DATASET EXCERPT:
..............................
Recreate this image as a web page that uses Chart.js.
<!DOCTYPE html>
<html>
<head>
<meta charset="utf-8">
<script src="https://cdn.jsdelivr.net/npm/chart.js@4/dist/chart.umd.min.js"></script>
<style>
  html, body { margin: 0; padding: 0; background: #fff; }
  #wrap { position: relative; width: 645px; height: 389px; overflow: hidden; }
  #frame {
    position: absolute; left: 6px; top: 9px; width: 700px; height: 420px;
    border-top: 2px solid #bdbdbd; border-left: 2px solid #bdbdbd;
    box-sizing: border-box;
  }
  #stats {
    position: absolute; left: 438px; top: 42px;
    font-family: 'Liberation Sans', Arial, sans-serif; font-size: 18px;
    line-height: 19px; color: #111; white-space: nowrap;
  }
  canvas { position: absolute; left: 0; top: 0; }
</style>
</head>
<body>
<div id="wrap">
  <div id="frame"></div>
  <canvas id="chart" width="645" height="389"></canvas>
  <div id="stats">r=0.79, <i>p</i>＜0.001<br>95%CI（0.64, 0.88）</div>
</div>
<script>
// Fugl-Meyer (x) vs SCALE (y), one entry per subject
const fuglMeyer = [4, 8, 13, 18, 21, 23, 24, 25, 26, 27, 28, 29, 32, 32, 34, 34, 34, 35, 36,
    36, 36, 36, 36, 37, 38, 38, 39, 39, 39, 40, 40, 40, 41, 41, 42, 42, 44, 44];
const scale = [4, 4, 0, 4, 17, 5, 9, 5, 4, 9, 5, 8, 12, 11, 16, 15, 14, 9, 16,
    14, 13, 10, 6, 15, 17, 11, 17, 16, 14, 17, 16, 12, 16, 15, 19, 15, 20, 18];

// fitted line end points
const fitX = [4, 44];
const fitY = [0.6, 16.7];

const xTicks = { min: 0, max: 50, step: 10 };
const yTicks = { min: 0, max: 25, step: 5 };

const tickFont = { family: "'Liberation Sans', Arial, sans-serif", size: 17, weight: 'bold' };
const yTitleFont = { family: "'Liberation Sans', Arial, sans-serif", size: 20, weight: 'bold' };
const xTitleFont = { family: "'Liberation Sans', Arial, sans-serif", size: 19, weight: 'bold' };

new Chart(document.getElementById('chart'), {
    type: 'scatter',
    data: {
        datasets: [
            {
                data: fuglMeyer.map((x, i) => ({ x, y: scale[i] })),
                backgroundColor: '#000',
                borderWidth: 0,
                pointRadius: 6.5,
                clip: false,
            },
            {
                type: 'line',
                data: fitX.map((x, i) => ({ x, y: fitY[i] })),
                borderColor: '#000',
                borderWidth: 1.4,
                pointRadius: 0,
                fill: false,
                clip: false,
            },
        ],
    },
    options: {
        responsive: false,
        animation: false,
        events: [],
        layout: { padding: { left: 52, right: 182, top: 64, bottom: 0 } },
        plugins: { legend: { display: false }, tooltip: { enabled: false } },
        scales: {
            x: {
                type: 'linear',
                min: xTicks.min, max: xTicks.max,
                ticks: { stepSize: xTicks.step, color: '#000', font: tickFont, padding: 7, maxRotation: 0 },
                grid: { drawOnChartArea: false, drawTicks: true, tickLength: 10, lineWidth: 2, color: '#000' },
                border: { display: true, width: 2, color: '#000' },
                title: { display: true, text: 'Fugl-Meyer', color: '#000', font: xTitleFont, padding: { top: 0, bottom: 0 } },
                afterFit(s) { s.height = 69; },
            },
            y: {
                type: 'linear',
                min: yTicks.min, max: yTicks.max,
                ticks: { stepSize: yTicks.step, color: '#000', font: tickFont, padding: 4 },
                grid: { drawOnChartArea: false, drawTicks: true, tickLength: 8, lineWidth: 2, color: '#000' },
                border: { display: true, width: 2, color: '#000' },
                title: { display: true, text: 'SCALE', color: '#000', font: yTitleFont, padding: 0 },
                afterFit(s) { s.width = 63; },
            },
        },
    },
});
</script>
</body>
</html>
..............................
WORK TO DO:
Copy the data above in full, character for character.

FULL RESPONSE:
Recreate this image as a web page that uses Chart.js.
<!DOCTYPE html>
<html>
<head>
<meta charset="utf-8">
<script src="https://cdn.jsdelivr.net/npm/chart.js@4/dist/chart.umd.min.js"></script>
<style>
  html, body { margin: 0; padding: 0; background: #fff; }
  #wrap { position: relative; width: 645px; height: 389px; overflow: hidden; }
  #frame {
    position: absolute; left: 6px; top: 9px; width: 700px; height: 420px;
    border-top: 2px solid #bdbdbd; border-left: 2px solid #bdbdbd;
    box-sizing: border-box;
  }
  #stats {
    position: absolute; left: 438px; top: 42px;
    font-family: 'Liberation Sans', Arial, sans-serif; font-size: 18px;
    line-height: 19px; color: #111; white-space: nowrap;
  }
  canvas { position: absolute; left: 0; top: 0; }
</style>
</head>
<body>
<div id="wrap">
  <div id="frame"></div>
  <canvas id="chart" width="645" height="389"></canvas>
  <div id="stats">r=0.79, <i>p</i>＜0.001<br>95%CI（0.64, 0.88）</div>
</div>
<script>
// Fugl-Meyer (x) vs SCALE (y), one entry per subject
const fuglMeyer = [4, 8, 13, 18, 21, 23, 24, 25, 26, 27, 28, 29, 32, 32, 34, 34, 34, 35, 36,
    36, 36, 36, 36, 37, 38, 38, 39, 39, 39, 40, 40, 40, 41, 41, 42, 42, 44, 44];
const scale = [4, 4, 0, 4, 17, 5, 9, 5, 4, 9, 5, 8, 12, 11, 16, 15, 14, 9, 16,
    14, 13, 10, 6, 15, 17, 11, 17, 16, 14, 17, 16, 12, 16, 15, 19, 15, 20, 18];

// fitted line end points
const fitX = [4, 44];
const fitY = [0.6, 16.7];

const xTicks = { min: 0, max: 50, step: 10 };
const yTicks = { min: 0, max: 25, step: 5 };

const tickFont = { family: "'Liberation Sans', Arial, sans-serif", size: 17, weight: 'bold' };
const yTitleFont = { family: "'Liberation Sans', Arial, sans-serif", size: 20, weight: 'bold' };
const xTitleFont = { family: "'Liberation Sans', Arial, sans-serif", size: 19, weight: 'bold' };

new Chart(document.getElementById('chart'), {
    type: 'scatter',
    data: {
        datasets: [
            {
                data: fuglMeyer.map((x, i) => ({ x, y: scale[i] })),
                backgroundColor: '#000',
                borderWidth: 0,
                pointRadius: 6.5,
                clip: false,
            },
            {
                type: 'line',
                data: fitX.map((x, i) => ({ x, y: fitY[i] })),
                borderColor: '#000',
                borderWidth: 1.4,
                pointRadius: 0,
                fill: false,
                clip: false,
            },
        ],
    },
    options: {
        responsive: false,
        animation: false,
        events: [],
        layout: { padding: { left: 52, right: 182, top: 64, bottom: 0 } },
        plugins: { legend: { display: false }, tooltip: { enabled: false } },
        scales: {
            x: {
                type: 'linear',
                min: xTicks.min, max: xTicks.max,
                ticks: { stepSize: xTicks.step, color: '#000', font: tickFont, padding: 7, maxRotation: 0 },
                grid: { drawOnChartArea: false, drawTicks: true, tickLength: 10, lineWidth: 2, color: '#000' },
                border: { display: true, width: 2, color: '#000' },
                title: { display: true, text: 'Fugl-Meyer', color: '#000', font: xTitleFont, padding: { top: 0, bottom: 0 } },
                afterFit(s) { s.height = 69; },
            },
            y: {
                type: 'linear',
                min: yTicks.min, max: yTicks.max,
                ticks: { stepSize: yTicks.step, color: '#000', font: tickFont, padding: 4 },
                grid: { drawOnChartArea: false, drawTicks: true, tickLength: 8, lineWidth: 2, color: '#000' },
                border: { display: true, width: 2, color: '#000' },
                title: { display: true, text: 'SCALE', color: '#000', font: yTitleFont, padding: 0 },
                afterFit(s) { s.width = 63; },
            },
        },
    },
});
</script>
</body>
</html>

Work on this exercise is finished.